Second thought, "Yo, you need more people, especially since you have this ridiculous love of knocking off characters midway through the story. I get it, they're plot vehicles. You also have the nasty habit of letting the good guys die, and letting the antagonists remain amoral assholes. So more people, please." Fixed that problem as well. Now, I've got a whole 'nother band who appears every so often. Minor characters in the first book (or part, or whatever it is you want to call it), several of whom become bigger in the third part.

Now the third thought, and the one that I've been wrestling with all day. If I am to write this more as a screenplay, than I need to make the actual locations logical and grounded. I need the visuals just in terms of my own writing abilities. Not to mention, as a reader, I love to be able go "Okay, yeah, I'm with you on that, I know where that is" when reading a book or watching a film. Examples being Children of Men (London), Being Human (Bristol), True Blood (Louisiana, ignore the fact that 2/3 of it is filmed in that other LA... Los Angeles).
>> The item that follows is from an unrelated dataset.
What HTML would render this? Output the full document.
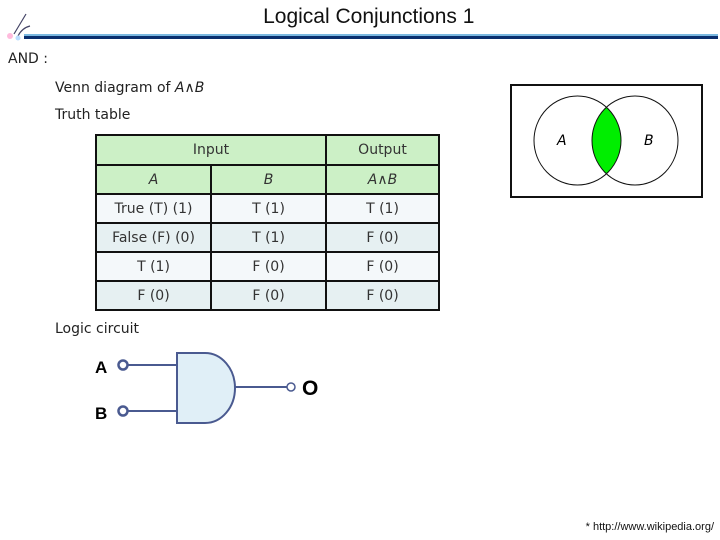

I love that connection, because it means less work for the writer, less work for the reader, and a fully fleshed out idea of the setting. In the earliest incarnation of my concept, I had it set 60 years in the future in London, but that just didn't jive. So I set it in a limbo world, present day, that looks like every major city and none of them at the same time. I loved that idea, really I did. For awhile. Due to my own lack of experience, stubborness, and let's face it, laziness, it got old.

So in the rapid fire brainstorming that I've been doing for the past week (and I've had a lot of time to do that, what with being in New York and having no friends or job to speak of), I started to think about what I love about those shows and films that incorporate the "set in a city near you" sort of mentality.

And I just figured out the answer. And of course it lay right there, with my Twilight Zone dvds. I love reading a book and thinking at first "Oh Hey, that's New York/San Francisco/wherever," but then realizing that something is amiss. And we all know that The Twilight Zone is the Godfather of that mentality. Thinking about that, brought to mind one show that I saw in London. In order to get the show we had to go way out into the dockyards, these monumental industrial revolution era slums that now lie completely empty and barren across the Thames (except when a theatre company rents one out for a showing of Faust, that is). It's bizarre because you can see how busy everything is, just across the river, but right there is as empty as the day is long. Walking around is beyond bizarre because it feels like you're in a post-apocalyptic wasteland. And that emptiness is crushing and scary as hell.

Long story short, I combined that vision of London, the juxtaposition with the cramped and thriving living quarters all throughout the city with this empty shell, and the Twilight Zone one-two punch and thought "why not set it IN London. But not just London, but an inverted city. The bustling sections that we know and love are empty, the controlled area where few live, and the empty sections that no one ever goes to are over crowded with undesirables."

Yes, this isn't a particularly novel concept, but hell, it sure does ground a story.
And since I already read/write/see things as though it's already a film, I'd know exactly what locations I am talking about.

I guess it always comes back to London for me.




Ignore the switch in verb tense and my inability to spell. I could care, or I could go and re-plot, re-set, and re-watch ep2 of Being Human.